Osaretin Victor Asemota
Osaretin Victor Asemota

@asemota

11 Tweets 3 reads Nov 22, 2023
Books are powerful. Reading from great authors has convinced me more to write beyond anything else. I do this thing where I read many books at once. I often stumble upon something phenomenal when they reference each other. One book can explain the other even better.
I am re-reading The Innovator's Dilemma after over a decade and The Medici Effect again at the same time. These are classics to be reread and used as reference material. I was reading them because of something I was writing, and BOOM! One chapter of one book explained the other.
The Medici Effect explains Value Networks which was a concept dealt with in Innovator's Dilemma but was very technical. It simplified it and explained the importance of their overlaps, and how not experiencing other networks blinds us to potential intersections.
I have been researching different diaspora value networks and why some succeed more than others. We must avoid blindly copying others when we should interface and overlap with them. We have our own value networks, and there are good reasons why we remain in them.
We don't have to replicate Silicon Valley, the Israelis, Chinese, or Indians, but learn from them and overlap ours with theirs. The extended family system has worked for us for generations before we decided to take the worst part of Western culture to replace it.
It shocked me when I got married and discovered how tightly knit my wife's "huge" family was. It is something that wasn't so strange to the generation of my parents but is now wholly lost with ours. We focus more on individual achievement. We compete instead of being communal.

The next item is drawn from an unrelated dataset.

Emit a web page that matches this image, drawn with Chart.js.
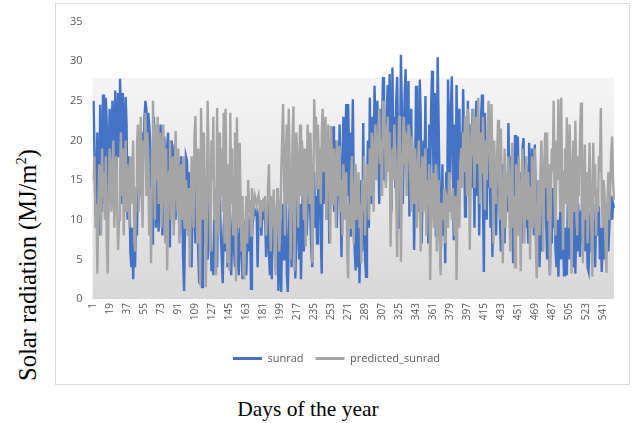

Community is still very much part of our African identity. It comes out in unexpected places and primarily powers what are now called "informal business networks." We are working hard to destroy those networks with modernization instead of learning from them.
It is insane and ironic that something like 419 fraud succeeds mainly because of community and sharing and not greed. Criminals know how to share and understand the benefits better than those they steal from.
Criminal value networks are surprisingly global. It helps them evade the law and launder the proceeds of crime. This is why we must be cautious with cryptocurrency. While it is very transparent, it is also. The easiest way for a large-scale criminal enterprise to scale.
Criminals are always ahead of most people in adopting disruptive innovation. They sometimes see the benefits well before others. While we were begging legit businesses to use email and the internet in Africa, criminals switched before them. Same for digital banking.
This is now my biggest worry with AI.